Orphan fighters at MMA club to be sent back to school

Education officials fetching teens from mixed martial arts club in the Sichuan capital after video of the boys in a commercial bout surfaced online

Education officials in southwestern China will send at least two orphans back to school after a mixed martial arts club in Chengdu was found to be training them as fighters, raising concerns that they were being exploited, a Shanghai news portal reports.

Police are investigating the Enbo Fight Club after a video clip surfaced online showing two 14-year-old boys in a commercial cage fight.

The boys are from Butuo county, in one of the poorest areas in China, the Liangshan Yi Autonomous Prefecture.

The young fighters are seen in a training session at the MMA Club in Chengdu, Sichuan province. Photo: Handout

They were among some 400 orphans or left-behind children – whose parents are migrant workers in other parts of the country and left them in the care of elderly relatives – who had been taken in by the club, according to a Thepaper.cn report on Tuesday.

In the video, one of the children, Xiao Wu, says he ate better at the MMA club than he did at home.
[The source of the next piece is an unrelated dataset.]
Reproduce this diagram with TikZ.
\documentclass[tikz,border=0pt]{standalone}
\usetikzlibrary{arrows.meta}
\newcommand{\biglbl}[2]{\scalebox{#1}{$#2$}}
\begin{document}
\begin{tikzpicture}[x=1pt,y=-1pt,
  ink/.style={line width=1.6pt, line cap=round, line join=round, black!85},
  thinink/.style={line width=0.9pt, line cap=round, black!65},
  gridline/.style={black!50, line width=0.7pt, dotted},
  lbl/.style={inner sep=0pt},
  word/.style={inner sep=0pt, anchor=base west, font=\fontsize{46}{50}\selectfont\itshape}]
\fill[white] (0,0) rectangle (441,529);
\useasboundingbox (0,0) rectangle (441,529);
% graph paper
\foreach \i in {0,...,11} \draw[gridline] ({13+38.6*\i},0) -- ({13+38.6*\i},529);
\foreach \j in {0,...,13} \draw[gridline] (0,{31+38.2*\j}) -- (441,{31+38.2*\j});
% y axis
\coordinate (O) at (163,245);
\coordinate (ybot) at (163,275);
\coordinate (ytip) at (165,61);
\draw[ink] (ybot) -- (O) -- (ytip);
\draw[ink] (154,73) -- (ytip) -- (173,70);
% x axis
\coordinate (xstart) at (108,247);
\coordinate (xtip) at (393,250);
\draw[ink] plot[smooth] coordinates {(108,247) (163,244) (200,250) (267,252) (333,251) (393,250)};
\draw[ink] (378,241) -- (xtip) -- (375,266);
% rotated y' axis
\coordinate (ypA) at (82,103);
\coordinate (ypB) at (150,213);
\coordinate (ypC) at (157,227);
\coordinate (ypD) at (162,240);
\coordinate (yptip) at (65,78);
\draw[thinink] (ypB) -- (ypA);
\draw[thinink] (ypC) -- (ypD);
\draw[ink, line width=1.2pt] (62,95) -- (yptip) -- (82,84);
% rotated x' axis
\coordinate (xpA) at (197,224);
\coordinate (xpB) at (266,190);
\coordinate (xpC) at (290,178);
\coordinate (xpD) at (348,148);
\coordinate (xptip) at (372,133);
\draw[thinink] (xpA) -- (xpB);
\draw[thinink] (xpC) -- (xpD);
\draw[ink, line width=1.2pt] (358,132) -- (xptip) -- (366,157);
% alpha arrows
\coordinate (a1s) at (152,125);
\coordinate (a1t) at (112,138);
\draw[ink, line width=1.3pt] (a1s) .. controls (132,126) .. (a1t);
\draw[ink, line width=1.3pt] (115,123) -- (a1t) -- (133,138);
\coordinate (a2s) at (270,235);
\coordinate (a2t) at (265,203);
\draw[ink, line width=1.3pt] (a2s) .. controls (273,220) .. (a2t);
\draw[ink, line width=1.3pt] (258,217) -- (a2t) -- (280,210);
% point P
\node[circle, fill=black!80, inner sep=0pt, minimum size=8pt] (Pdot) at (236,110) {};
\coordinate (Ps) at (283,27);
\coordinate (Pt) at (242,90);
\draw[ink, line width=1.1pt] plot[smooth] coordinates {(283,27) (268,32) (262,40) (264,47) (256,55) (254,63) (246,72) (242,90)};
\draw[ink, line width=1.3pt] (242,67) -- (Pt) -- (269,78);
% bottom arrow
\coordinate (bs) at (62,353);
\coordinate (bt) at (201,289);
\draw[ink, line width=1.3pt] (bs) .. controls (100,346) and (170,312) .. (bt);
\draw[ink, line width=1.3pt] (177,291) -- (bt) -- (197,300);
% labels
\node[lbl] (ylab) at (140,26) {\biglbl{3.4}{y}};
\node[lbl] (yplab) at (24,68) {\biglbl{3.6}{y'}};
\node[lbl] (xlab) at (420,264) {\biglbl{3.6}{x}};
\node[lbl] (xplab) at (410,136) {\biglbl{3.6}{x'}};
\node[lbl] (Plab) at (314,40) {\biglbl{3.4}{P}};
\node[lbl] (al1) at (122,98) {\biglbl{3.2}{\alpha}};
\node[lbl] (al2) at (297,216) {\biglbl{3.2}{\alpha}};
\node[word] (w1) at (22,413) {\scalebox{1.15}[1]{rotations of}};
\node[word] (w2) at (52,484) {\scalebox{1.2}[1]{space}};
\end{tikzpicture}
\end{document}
Education officials have been sent to the club in the Sichuan capital, according to the report.

“The underage children will be taken back to Liangshan and we’ll arrange for them to go to school,” the report quoted an unidentified education official from Liangshan as saying.

Schools from the prefecture have been asked to verify whether any of their students, especially orphans, had joined Enbo Fight Club. They have also been asked to report any students who fail to return to school after the summer holidays.

Two boys are seen in a cage fight in this still from the video. Photo: Handout

In a directive to the schools, the education authority claimed the club “incited and used underage children in commercial fighting and made a huge profit”, the report said.

Enbo Fight Club could not be reached for comment. Its Tibetan founder Enbo, a former armed police officer, previously told media that he started the martial arts team in 2001 and encouraged children to join to stop them turning to crime.

Club supervisor Zhu Guanghui told state broadcaster China Central Television that video footage circulating online was from a demonstration fight at a promotional event for a property development.

He said the club had gone through the necessary procedures to adopt the children and it had sent the papers to police for investigation.